Brunetti approached the shape with a certain timidity, as though, as soon as he stepped aboard, it would break free of its moorings and set off, giving in to some atavistic desire to slide itself into the laguna and, like the frog in the fairy tale, be transformed by the kiss of the water back into its true, princely self.
He freed himself from these fantasies and went to the Information de
sk, where a young man at a computer quickly found Signorina Watson’s name, gave him the floor and room number, and told him the elevators were to his left.
Brunetti hardly needed to be told, for he saw signs and arrows pointing to the different clinics and wards. It would be, he realized, difficult to become lost; how different from the old, comfortable, confusing Ospedale Civile in the city, with buildings spread out in no apparent pattern and many signs contradictory or confusing. Instead of the many-pillared cloister with its dozing cats, Ospedale dell’Angelo had pathways threading through what appeared to be a rainforest and an almost palpable cleanliness about everything that met the eye.
He arrived quickly at the third floor and, after showing his warrant card to the nurse at the desk, asked where he would find Mr. Watson and his daughter. He followed her directions to the room. The door was open, so he stopped there and looked inside. Two beds, the near one empty, a man sitting on the opposite side of the other bed. He might have been Brunetti’s age, but he had gained more weight and lost more hair getting there. His bulk put the chair at possible risk of collapse: he was deeply intent on the phone he held in his hand, fingers tapping out a message. What was it? ‘Come and save my daughter’?
Brunetti’s glance moved to the small figure lying under the blankets. In the centre of the face, a white plastic triangle was taped over her nose. Another tape ran the length of her left eyebrow: one perpendicular strip of tape secured it under the plastic covering, another anchored it to her forehead. Her eyes were closed, her mouth open. The skin above and below her left eye was almost black, radiating out to a circle of yellow, and some swelling remained. Her lips were open and pink.

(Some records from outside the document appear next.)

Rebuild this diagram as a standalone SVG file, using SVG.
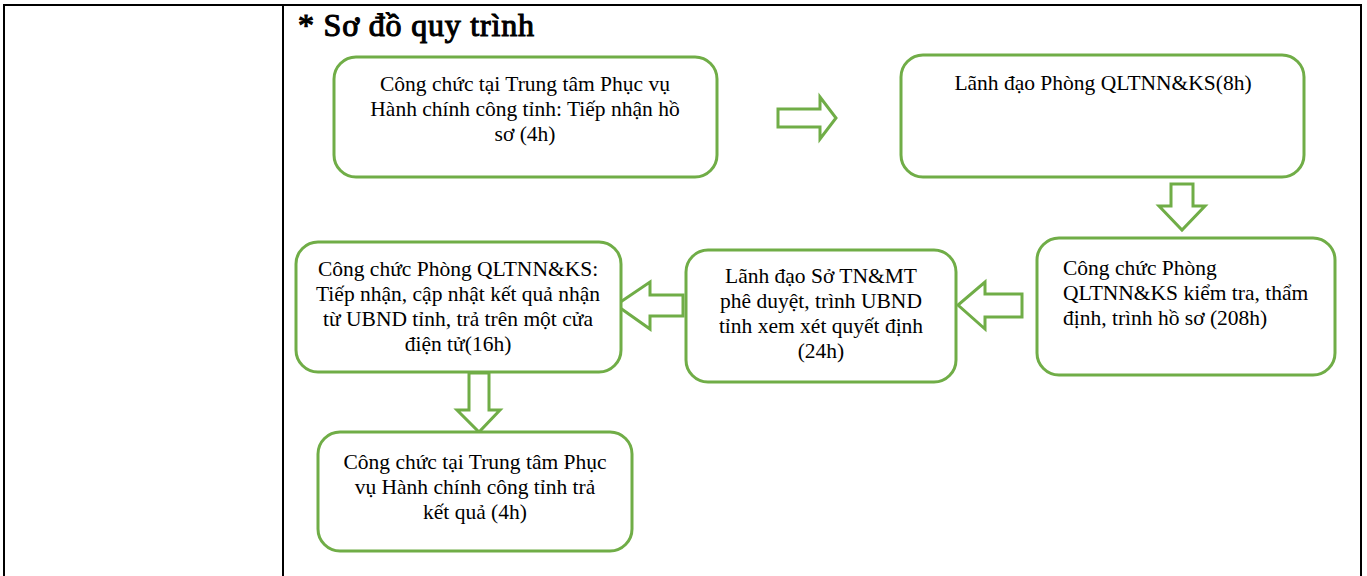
<svg xmlns="http://www.w3.org/2000/svg" width="1367" height="576" viewBox="0 0 1367 576">
<style>
.tbl{stroke:#000;stroke-width:2;fill:none}
.box{fill:#fff;stroke:#70AD47;stroke-width:3}
.arr{fill:#fff;stroke:#70AD47;stroke-width:3;stroke-linejoin:miter}
.t{font-family:"Liberation Serif","Times New Roman",serif;font-size:21.5px;fill:#000}
.c{text-anchor:middle}
.title{font-family:"Liberation Serif","Times New Roman",serif;font-size:32px;fill:#000;stroke:#000;stroke-width:1.1}
</style>
<rect width="1367" height="576" fill="#fff"/>
<g id="table">
<line class="tbl" x1="3" y1="5" x2="1362" y2="5"/>
<line class="tbl" x1="4" y1="4" x2="4" y2="576"/>
<line class="tbl" x1="283" y1="4" x2="283" y2="576"/>
<line class="tbl" x1="1361" y1="4" x2="1361" y2="576"/>
</g>
<text class="title" x="298" y="36" textLength="236" lengthAdjust="spacing">* Sơ đồ quy trình</text>
<g id="connectors">
<path class="arr" d="M778,109 L820,109 L820,97 L836,118 L820,139 L820,127 L778,127 Z"/>
<path class="arr" d="M1171,184 L1193,184 L1193,206 L1205,206 L1182,230 L1159,206 L1171,206 Z"/>
<path class="arr" d="M1022,294 L985,294 L985,282 L958,305 L985,329 L985,317 L1022,317 Z"/>
<path class="arr" d="M683,295 L650,295 L650,282 L616,305 L650,329 L650,316 L683,316 Z"/>
<path class="arr" d="M469,373 L489,373 L489,410 L500,410 L479,432 L457,410 L469,410 Z"/>
</g>
<g id="node1">
<rect class="box" x="334" y="57" width="383" height="120" rx="22"/>
<text class="t c" x="525" y="91">Công chức tại Trung tâm Phục vụ</text>
<text class="t c" x="525" y="116">Hành chính công tỉnh: Tiếp nhận hồ</text>
<text class="t c" x="525" y="141">sơ (4h)</text>
</g>
<g id="node2">
<rect class="box" x="901" y="55" width="403" height="122" rx="22"/>
<text class="t c" x="1103" y="90">Lãnh đạo Phòng QLTNN&amp;KS(8h)</text>
</g>
<g id="node3">
<rect class="box" x="1037" y="238" width="298" height="137" rx="22"/>
<text class="t" x="1063" y="275">Công chức Phòng</text>
<text class="t" x="1063" y="300">QLTNN&amp;KS kiểm tra, thẩm</text>
<text class="t" x="1063" y="325">định, trình hồ sơ (208h)</text>
</g>
<g id="node4">
<rect class="box" x="686" y="250" width="270" height="132" rx="22"/>
<text class="t c" x="821" y="283">Lãnh đạo Sở TN&amp;MT</text>
<text class="t c" x="821" y="308">phê duyệt, trình UBND</text>
<text class="t c" x="821" y="333">tỉnh xem xét quyết định</text>
<text class="t c" x="821" y="358">(24h)</text>
</g>
<g id="node5">
<rect class="box" x="296" y="242" width="325" height="130" rx="22"/>
<text class="t c" x="458" y="276">Công chức Phòng QLTNN&amp;KS:</text>
<text class="t c" x="458" y="301">Tiếp nhận, cập nhật kết quả nhận</text>
<text class="t c" x="458" y="326">từ UBND tỉnh, trả trên một cửa</text>
<text class="t c" x="458" y="351">điện tử(16h)</text>
</g>
<g id="node6">
<rect class="box" x="318" y="432" width="314" height="119" rx="22"/>
<text class="t c" x="475" y="469">Công chức tại Trung tâm Phục</text>
<text class="t c" x="475" y="494">vụ Hành chính công tỉnh trả</text>
<text class="t c" x="475" y="519">kết quả (4h)</text>
</g>
</svg>
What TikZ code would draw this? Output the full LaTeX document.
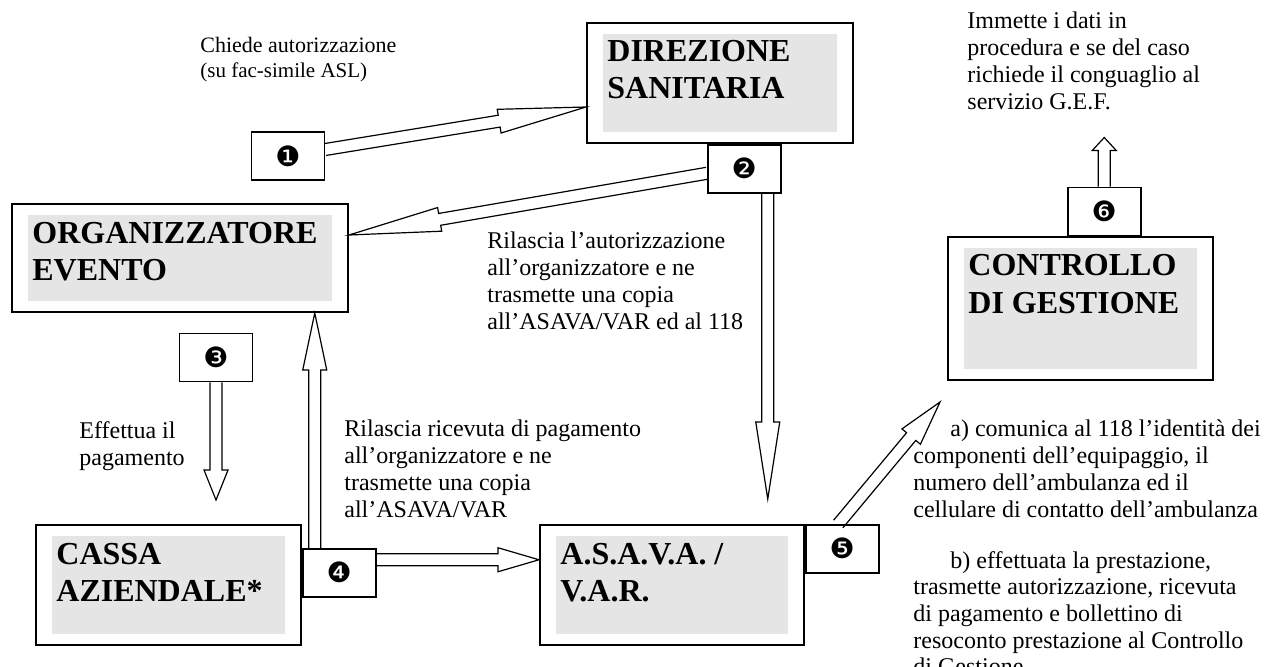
\documentclass[tikz,border=0pt]{standalone}
\usepackage{fontspec}
\setmainfont{Liberation Serif}
\newfontfamily\dingfont{DejaVu Sans}
\usetikzlibrary{positioning, calc, backgrounds}

% hollow block arrow: start, tip, head length
\newcommand{\blockarrow}[3]{%
  \filldraw[hollow] ($(#1)!3pt!90:(#2)$)
    -- ($(#2)!#3!(#1)!3pt!-90:(#1)$)
    -- ($(#2)!#3!(#1)!6pt!-90:(#1)$)
    -- (#2)
    -- ($(#2)!#3!(#1)!6pt!90:(#1)$)
    -- ($(#2)!#3!(#1)!3pt!90:(#1)$)
    -- ($(#1)!3pt!-90:(#2)$);}

\begin{document}
\begin{tikzpicture}[
    x=0.5pt, y=-0.5pt,
    unit/.style={rectangle, draw, line width=1pt, inner sep=0pt, minimum width=132.5pt, minimum height=60pt,
      path picture={\fill[black!10] ([xshift=8pt,yshift=5.5pt]path picture bounding box.south west)
        rectangle ([xshift=-8pt,yshift=-5.5pt]path picture bounding box.north east);}},
    unitname/.style={anchor=north west, inner sep=0pt, align=left, font=\fontsize{16}{18.5}\selectfont\bfseries},
    stepno/.style={rectangle, draw, line width=0.75pt, inner sep=0pt, minimum width=36.5pt, minimum height=24pt,
      font=\dingfont\fontsize{14}{14}\selectfont},
    note/.style={anchor=north west, inner sep=0pt, align=left, font=\fontsize{12}{13.5}\selectfont},
    hollow/.style={draw, fill=white, line width=0.6pt, line join=miter}
]
    \useasboundingbox (0,0) rectangle (1268,666);

    % offices
    \node[unit, minimum width=133pt] (dir) at (720,83) {};
    \node[unitname] (dir-t) at ([xshift=10.5pt,yshift=-9.2pt]dir.north west) {DIREZIONE\\SANITARIA};
    \node[unit, minimum width=168pt, minimum height=54pt] (org) at (180,258) {};
    \node[unitname] (org-t) at ([xshift=10.5pt,yshift=-9.2pt]org.north west) {ORGANIZZATORE\\EVENTO};
    \node[unit] (cas) at (168.5,585) {};
    \node[unitname] (cas-t) at ([xshift=10.5pt,yshift=-9.2pt]cas.north west) {CASSA\\AZIENDALE*};
    \node[unit, minimum width=132pt] (asv) at (672,585) {};
    \node[unitname] (asv-t) at ([xshift=10.5pt,yshift=-9.2pt]asv.north west) {A.S.A.V.A. /\\V.A.R.};
    \node[unit, minimum height=71.5pt] (ctl) at (1080.5,308.5) {};
    \node[unitname] (ctl-t) at ([xshift=10.5pt,yshift=-9.2pt]ctl.north west) {CONTROLLO\\DI GESTIONE};

    % numbered steps
    \node[stepno] (b1) at (288,156) {❶};
    \node[stepno, anchor=north west] (b2) at ([xshift=60.5pt]dir.south west) {❷};
    \node[stepno] (b3) at (216,357.5) {❸};
    \node[stepno, anchor=north west] (b4) at ([yshift=-12pt]cas.north east) {❹};
    \node[stepno, anchor=north west] (b5) at (asv.north east) {❺};
    \node[stepno, anchor=south west] (b6) at ([xshift=60pt]ctl.north west) {❻};

    % texts
    \node[note, font=\fontsize{11}{12.5}\selectfont] (ask) at (200,37)
        {Chiede autorizzazione\\{\fontsize{10.5}{12.5}\selectfont(su fac-simile ASL)}};
    \node[note] (grant) at (487,231)
        {Rilascia l’autorizzazione\\all’organizzatore e ne\\trasmette una copia\\all’ASAVA/VAR ed al 118};
    \node[note] (pay) at (79,421) {Effettua il\\pagamento};
    \node[note] (receipt) at (344,419)
        {Rilascia ricevuta di pagamento\\all’organizzatore e ne\\trasmette una copia\\all’ASAVA/VAR};
    \node[note] (gef) at (967,11)
        {Immette i dati in\\procedura e se del caso\\richiede il conguaglio al\\servizio G.E.F.};
    \node[note] (task-a) at (913,419)
        {\hspace*{18.5pt}a) comunica al 118 l’identità dei\\componenti dell’equipaggio, il\\numero dell’ambulanza ed il\\cellulare di contatto dell’ambulanza};
    \node[note, font=\fontsize{12}{13.3}\selectfont] (task-b) at (913,551)
        {\hspace*{18.5pt}b) effettuata la prestazione,\\trasmette autorizzazione, ricevuta\\di pagamento e bollettino di\\resoconto prestazione al Controllo\\di Gestione.};

    % arrow ends
    \coordinate (s1) at ([yshift=3.25pt]b1.east);
    \coordinate (t1) at ([yshift=-12pt]dir.west);
    \coordinate (s2) at ([yshift=-2.25pt]b2.west);
    \coordinate (t2) at ([yshift=11.5pt]org.east);
    \coordinate (s2b) at ([xshift=11.75pt]b2.south);
    \coordinate (t2b) at ([yshift=12.5pt]s2b |- asv.north);
    \coordinate (s3) at (b3.south);
    \coordinate (t3) at ([yshift=12pt]s3 |- cas.north);
    \coordinate (s4) at ([xshift=-12.25pt]b4.north);
    \coordinate (t4) at (s4 |- org.south);
    \coordinate (s4b) at ([yshift=6.5pt]b4.east);
    \coordinate (t4b) at (s4b -| asv.west);
    \coordinate (s5) at ([xshift=-2pt]b5.north);
    \coordinate (t5) at ([xshift=-3.5pt,yshift=-10.5pt]ctl.south west);
    \coordinate (s6) at (b6.north);
    \coordinate (t6) at ([yshift=24.5pt]b6.north);

    % arrows
    \begin{scope}[on background layer]
        \blockarrow{s1}{t1}{44pt}
        \blockarrow{s2}{t2}{46pt}
        \blockarrow{s2b}{t2b}{38.5pt}
        \blockarrow{s3}{t3}{15pt}
        \blockarrow{s4}{t4}{28.5pt}
        \blockarrow{s4b}{t4b}{20.5pt}
        \blockarrow{s5}{t5}{22.5pt}
        \blockarrow{s6}{t6}{6.5pt}
    \end{scope}
\end{tikzpicture}
\end{document}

A transparent plastic bag hung suspended from a metal rack, and from it, a pale liquid ran to a needle taped to her arm. A second bag hung below the other; the tube disappeared under the covers.
As if he’d been tapped on the shoulder, the man on the other side of the bed looked up and towards Brunetti. He blinked and dropped his phone, leaned forward in his chair, his hands on the arms, and pushed himself to his feet, hands raised, ready to confront whatever danger Brunetti might represent.